Nos dirigimos a un lugar llamado El Pantano, muy ad hoc a la situación del Monterrey empantanado por un leve aguacero. La coneja, El shampoo, un bar anónimo de ficheras, El Palmas. Y mi amigo se lamenta al encontrar a El Mangoz clausurado. Caminamos por Carlos Salazar, una calle bien céntrica, en el primer cuadro de la cuidad, pero con ambiente de colonia marginal, con su aceras completamente oscuras, flanqueadas por edificios abandonados y en ruinas. Por fin llegamos. Un letrero de Carta Blanca con el nombre del bar nos da la bienvenida. Entramos con nuestros cigarrillos encendidos. El Pantano es un lugar de karaoke, pero con el estilo de cualquier cantina anónima del centro. Mesas de Carta Blanca, sillas negras, una barra bastante jodida, donde una señora de avanzada edad y corta minifalda atiende a los fieles parroquianos. Le pregunto temeroso si es el lugar del homenaje al profeta del nopal, me contesta que si, pero que es a las 9 de la noche. Fieles a la costumbre, citan a la gente 1 hora antes, para empezar 2 horas después.

Amenizados por los parroquianos que entonan sones de Joan Sebastian, de los cadetes, nos sentamos cerca de la barra a devorar cigarro tras cigarro, mientras 2 Indio esperan serenas en la mesa. Yo con ganas de hacer el ridículo, y de molestar a la gente del lugar, pongo una canción del Tri y una de Café Tacuba. La del Tri la canto con algo de pena, y la de Cafeta la canto acompañado de David, con más pena que yo. Pero los borrachos, lejos de molestarse, se divirtieron viéndonos hacer el ridículo, aunque no se atrevían a aplaudirnos con tanta euforia como lo hacen entre ellos.

Se termina la parte de rock, y seguimos con rancheras, boleros y demás. Bastante deprimentes canciones para un día de por si deprimente y gris.

Espejos, fotografías de Pancho Villa y posters de Tecate “adornan” las dizque blancas paredes del lugar, de lo que alguna vez fue una vivienda. Los rincones inútiles, el deforme patio y los improvisados baños hacen que el lugar tenga un aire surrealista. Mientras que 2 jóvenes con aspecto metalero sentados en una esquina son la cereza en el pastel, obviamente nosotros.

Como a las 9 de la noche empieza a llegar la gente que va al tributo. Desentonan igual que nosotros. Ya con un par de cervezas entre pecho y espalda, tengo que aventurarme al baño. Es como si toda la vibra triste se congregara en ese lugar.

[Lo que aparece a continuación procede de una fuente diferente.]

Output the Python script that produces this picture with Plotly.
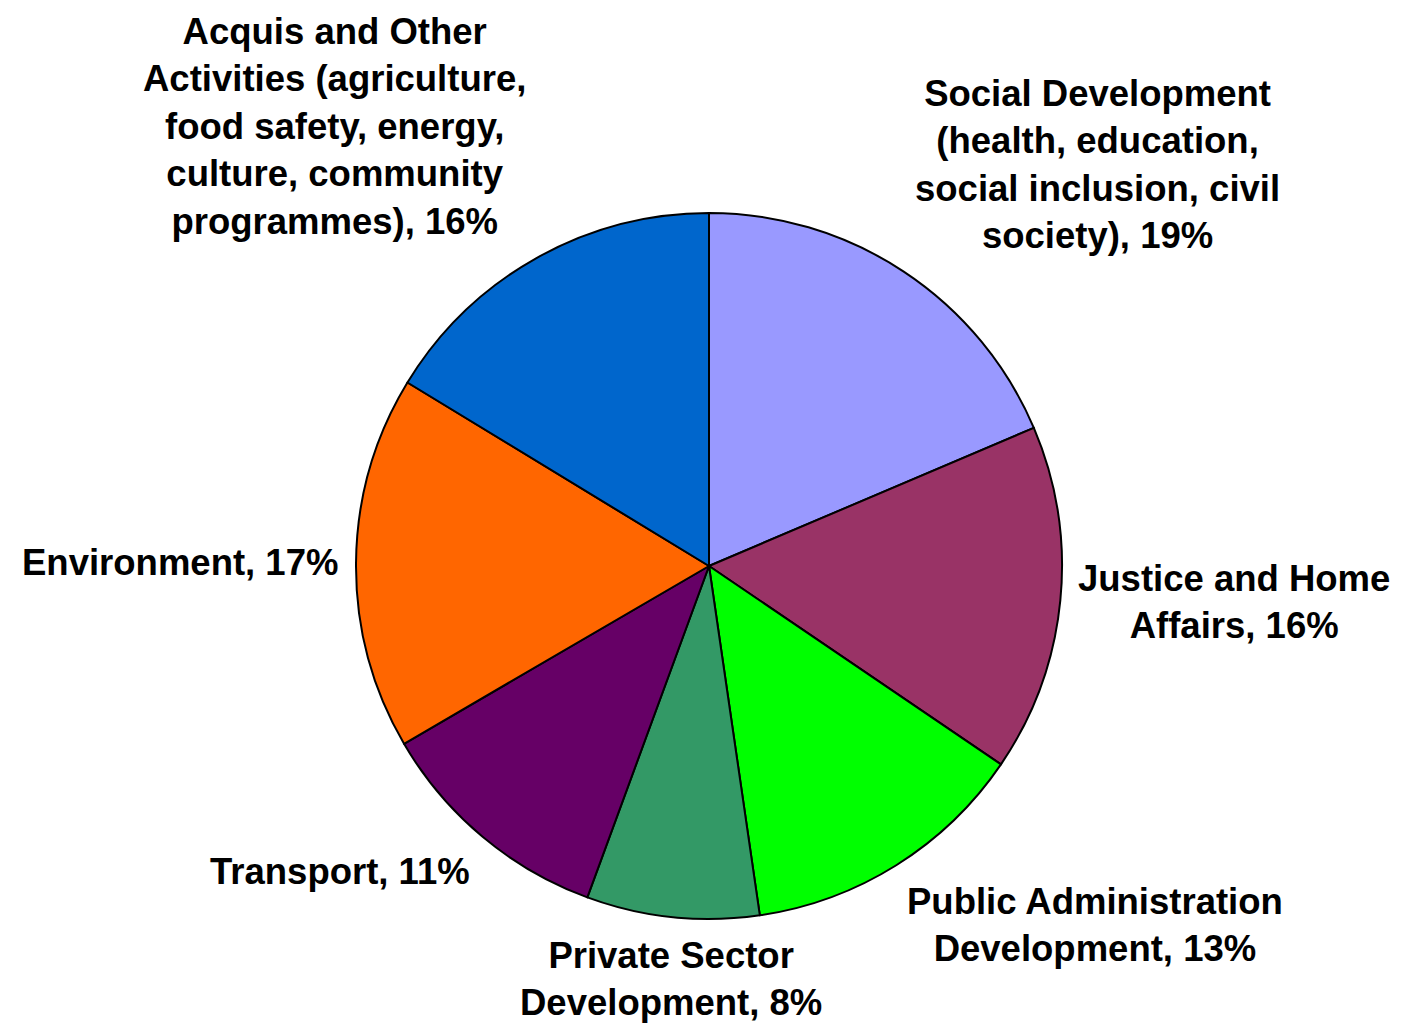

Las blancas y sucias paredes, el piso encharcado, el foco que proyecta una lúgubre luz amarilla, la cañería improvisada del mingitorio, el lavamanos igual de improvisado. Tengo que salir de aquí rápido.

Mesas llenas de rockanroleros y rucanruleros empiezan a poblar el antes triste bar, y le cambian completamente la cara. Las maduras meseras no se dan abasto con tanta mesa, y sus altos tacones y faldas no les hacen más fácil la tarea. Como a las 9 y media ponen un documental de Rockdrigo, mientras acaban de preparar el escenario que, claro que si, es una destartalada estructura de madera que tienen que empujar desde uno de los rincones hacia el centro del lugar. Ya a las 10, un joven de largo y alborotado cabello, ataviado con una sudadera gris bajo una camisa de cuadros desabotonada hace su aparición arriba del escenario. Se avienta 4 ó 5 canciones de Rockdrigo, la última, la balada del asalariado, hace del ahora alegre lugar una parodia de la vida de quienes asisten al karaoke bar regularmente.

10 y media. Nos largamos de ahí, pues mi amigo Josué organiza un tributo a la Parálisis Permanente (banda de post punk española de los80s) en lo que antes fue el Cine América, un cine porno, y ahora convertido en lugar de tocadas de rock, el Rock Amerika (si, con “k”, para enfatizar). Subimos a un taxi que se acaba de parar frente al Pantano para bajar a más banda rockera. Llueve más fuerte. Nos enfilamos por todo Carlos Salazar hasta Venustiano Carranza. El Siamesas, Tango, Sabino Gordo nos escoltan hasta llegar. 20 pesos. Lluvia.